Contributions to the dataset collection (corrections, integrations, replacement) are most welcome — and strongly encouraged. However, to ensure data quality and avoid accidental overwriting or inconsistency, we don’t allow direct edits to the files by everyone. Instead, there are two main ways to contribute:
Pull requests: If you prefer to fill in all the information yourself, you can submit a pull request directly to the repository. The data for both the papers and the datasets is stored in CSV format, available here.
GitHub issues: If you’d rather just point us to a new dataset or share some additional info (e.g., missing metadata, clarifications, or links), we’ve created an issue template to make that easier. We’ll then take care of adding the dataset and filling in whatever information we can find or infer.

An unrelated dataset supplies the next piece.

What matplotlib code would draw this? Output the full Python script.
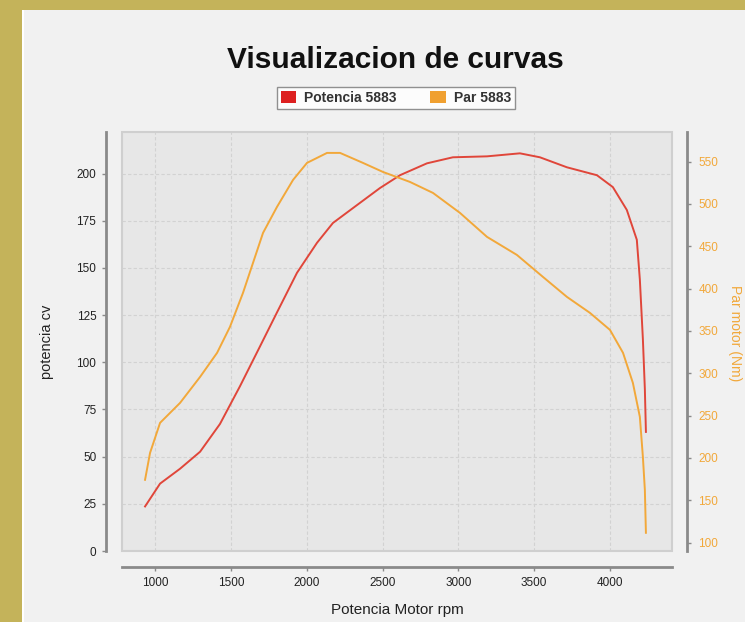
import matplotlib
matplotlib.use('Agg')
import matplotlib.pyplot as plt
from matplotlib.patches import Rectangle, Patch

plt.rcParams['font.family'] = ['Liberation Sans', 'DejaVu Sans']

# potencia (cv) vs rpm
pot_rpm = [934, 1033, 1165, 1297, 1428, 1560, 1692, 1804, 1936, 2068, 2173, 2332, 2483,
           2615, 2793, 2964, 3189, 3406, 3538, 3716, 3914, 4019, 4111, 4177, 4197, 4217,
           4230, 4237]
pot_cv = [23.6, 35.7, 43.6, 52.6, 67.3, 87.3, 108.4, 126.4, 147.4, 163.3, 173.8, 183.3, 192.3,
          199.1, 205.4, 208.6, 209.1, 210.7, 208.6, 203.3, 199.1, 192.8, 180.7, 164.9, 143.8,
          112.2, 85.8, 63.1]

# par (Nm) vs rpm
par_rpm = [934, 967, 1033, 1165, 1297, 1409, 1494, 1580, 1646, 1712, 1804, 1910, 2002, 2134,
           2220, 2371, 2503, 2681, 2833, 3011, 3189, 3386, 3558, 3716, 3868, 4000, 4086, 4151,
           4197, 4217, 4230, 4237]
par_nm = [174.1, 205.9, 241.4, 265.0, 295.7, 324.1, 354.8, 395.0, 430.4, 465.8, 496.5, 528.4,
          548.5, 560.3, 560.3, 548.5, 537.8, 526.0, 513.0, 489.4, 461.1, 439.8, 413.8, 390.2,
          371.3, 351.2, 324.1, 288.6, 248.5, 201.2, 162.2, 111.5]

x_ticks = [1000, 1500, 2000, 2500, 3000, 3500, 4000]
pot_ticks = [0, 25, 50, 75, 100, 125, 150, 175, 200]
par_ticks = [100, 150, 200, 250, 300, 350, 400, 450, 500, 550]

RED = '#e0463a'
ORANGE = '#f2a83a'
W, H = 745, 622

fig = plt.figure(figsize=(W / 100, H / 100), dpi=100)
fig.patch.set_facecolor('#c4b35a')
fig.patches.append(Rectangle((22 / W, 0), 1, 1 - 10 / H, transform=fig.transFigure,
                             facecolor='#f1f1f1', edgecolor='none', zorder=-10))
fig.patches.append(Rectangle((22 / W, 0), 1.5 / W, 1 - 10 / H, transform=fig.transFigure,
                             facecolor='white', edgecolor='none', zorder=-10))

ax = fig.add_axes([122 / W, 1 - 551 / H, (672 - 122) / W, (551 - 132) / H])
ax.set_facecolor('#e7e7e7')
ax.plot(pot_rpm, pot_cv, color=RED, lw=1.4, zorder=3)
ax.set_xlim(782, 4409)
ax.set_ylim(0, 222)
ax.set_xticks(x_ticks)
ax.set_yticks(pot_ticks)
ax.grid(True, color='#d2d2d2', lw=0.8, ls=(0, (3, 2)))
ax.set_axisbelow(True)

ax2 = ax.twinx()
ax2.plot(par_rpm, par_nm, color=ORANGE, lw=1.4, zorder=3)
ax2.set_ylim(90, 585)
ax2.set_yticks(par_ticks)

for a in (ax, ax2):
    for s in a.spines.values():
        s.set_visible(False)

ax.spines['left'].set_visible(True)
ax.spines['left'].set_position(('outward', 11.5))
ax.spines['bottom'].set_visible(True)
ax.spines['bottom'].set_position(('outward', 11.5))
ax2.spines['right'].set_visible(True)
ax2.spines['right'].set_position(('outward', 11))
for s in (ax.spines['left'], ax.spines['bottom'], ax2.spines['right']):
    s.set_color('#8a8a8a')
    s.set_linewidth(2)

ax.add_patch(Rectangle((0, 0), 1, 1, transform=ax.transAxes, fill=False,
                       edgecolor='#cfcfcf', lw=1.5, zorder=5, clip_on=False))

ax.tick_params(axis='both', length=3, width=1, color='#8a8a8a', labelsize=8.5,
               labelcolor='#222222', pad=4)
ax2.tick_params(axis='y', length=3, width=1, color='#8a8a8a', labelsize=8.5,
                labelcolor=ORANGE, pad=5)

ax.set_xlabel('Potencia Motor rpm', fontsize=11, color='#222222', labelpad=10)
ax.set_ylabel('potencia cv', fontsize=10.5, color='#222222', labelpad=16)
fig.text(735 / W, 1 - 333 / H, 'Par motor (Nm)', rotation=270, color=ORANGE,
         fontsize=10, ha='center', va='center')

fig.text(395 / W, 1 - 60 / H, 'Visualizacion de curvas', fontsize=21.5,
         fontweight='bold', ha='center', va='center', color='#111111')

handles = [Patch(facecolor='#dd2020', edgecolor='none', label='Potencia 5883'),
           Patch(facecolor='#f0a030', edgecolor='none', label='Par 5883')]
leg = fig.legend(handles=handles, loc='center', bbox_to_anchor=(396 / W, 1 - 98 / H),
                 ncol=2, frameon=True, fancybox=False, edgecolor='#777777',
                 prop={'size': 10, 'weight': 'bold'}, handlelength=1.1, handleheight=0.9,
                 handletextpad=0.6, columnspacing=2.4, borderpad=0.3, borderaxespad=0)
leg.get_frame().set_linewidth(1)
leg.get_frame().set_facecolor('white')
for t in leg.get_texts():
    t.set_color('#333333')

fig.savefig('out.png', dpi=100)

Even without external contributions, we actively monitor the space and try to keep the repository up to date as new datasets emerge. And if none of the options above work for you, feel free to just reach out to us — we’re happy to handle things more informally as well.
That said, it’s worth noting a clear limitation: this collection does not aim to be exhaustive. The starting point for the dataset list was a literature review covering a few hundred papers, which means it’s entirely possible that some benchmarks were missed — especially if they weren’t cited often or were introduced in more obscure venues. For this reason, contributions from the community are especially valuable to help fill in the gaps and keep the resource as useful and complete as possible.
This work proposes a working classification of datasets and collections based on their structure while also providing a higher emphasis on the features and usage within the literature of our field. Our collection is offered as a complement to the previously mentioned collections, as we intend to aid researchers in finding graphs in the context of layout algorithms and network visualization, with a focus on encouraging replicability.